おばさんは良く笑う

定期健康診断

おば友は定期健康診断の1ヶ月前はダイエット強化月間になる。おばさんだって、マインドは乙女だ。会社でデブの烙印は押されたくはない。
「健康診断、来月の13日だったわよね。前回の定期健康診断でもう少し痩せた方がイイって女医さんに言われて、悔しいから今年は去年より5kg落としてやろうと思ってるのよ。」とH子。現段階では見た目にあまり違いを感じさせないが志しは高い。
「でもね、痩せた方がイイって言うその女医さん、私よりずーと巨漢なのよ。どうよそれ?」
太った医者が言おうと、ガリガリな医者が言おうとH子が痩せた方がイイという事実は変わら無い。
「医療関係者、あるあるよね。私も成人病で引っかかって、栄養士から食事のレクチャー受けたんだけど、何だが顔色の悪い、不健康そうな栄養士さんで説得力ゼロだったわ。」とK子。
不健康そうな栄養士が言おうが、K子のコレストロール値がアル中患者並であると言う事実は変わらない。
「健康診断と言えば、あの身長検査と腹囲検査って訳わからなく無い」
「ほんとそう思う、身長なんて成人になったら変わらないんだから毎年測る必要なんてないわよ」
「身長は変わるわ」とO子。
「私、若い頃より1cm伸びてるの。脂肪って、足の裏にも付くのよ」O子は横だけでなく、上にも成長し続けている。
「なんか凄い気がする」
笑、笑、笑。
「腹囲検査も意味ないと思わない。職場の男子が、腹囲検査でデブ判定されて、体格が大きければウエストも大きいのが普通なのに女性が90cmで男が85cmって納得いかないと言ってたけど、あれって正論な気がする」とH子。
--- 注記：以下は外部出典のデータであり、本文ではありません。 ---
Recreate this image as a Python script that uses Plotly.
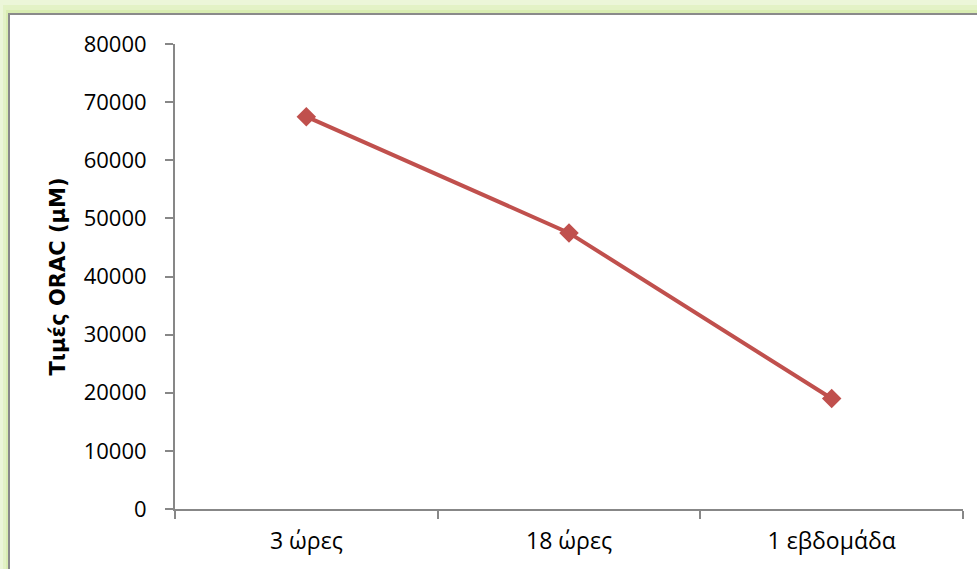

「確かに、腹囲検査を受ける時は女性で良かったって思うもの。」
「ほんと腹囲検査って考えものよね。私の職場って健康診断を集団でするせいで、小さい声だけど前の人の話聞こえちゃうのよ。私の前の子、妊娠6ヶ月目だと訴えているのに腹囲検査受けさせられて高数値。当たり前じゃない。こんな数値測ってどうする、どんだけイイ加減な検査なんだと思ってたら私の番。辛うじて妊婦よりも数値が少なくてホットしたのもつかの間、私の顔をちらっと見て「お腹引込めないで、普通にして下さい!普通に!」って不正を暴く正義の味方みたいなこと言っちゃってもう一度測ったの。今度は妊婦超え」とC子。
「え、妊婦より腹囲があったの?」
「うん、それだけでも傷つくのに、私の後ろに並んでたのが後輩ちゃん。ばつが悪いったらありゃしない」
おばさん一同、触らずとりあえず笑、笑、笑。
こうしておばさんは、様々なトラウマを抱えながら定期検診の日を迎えるのである。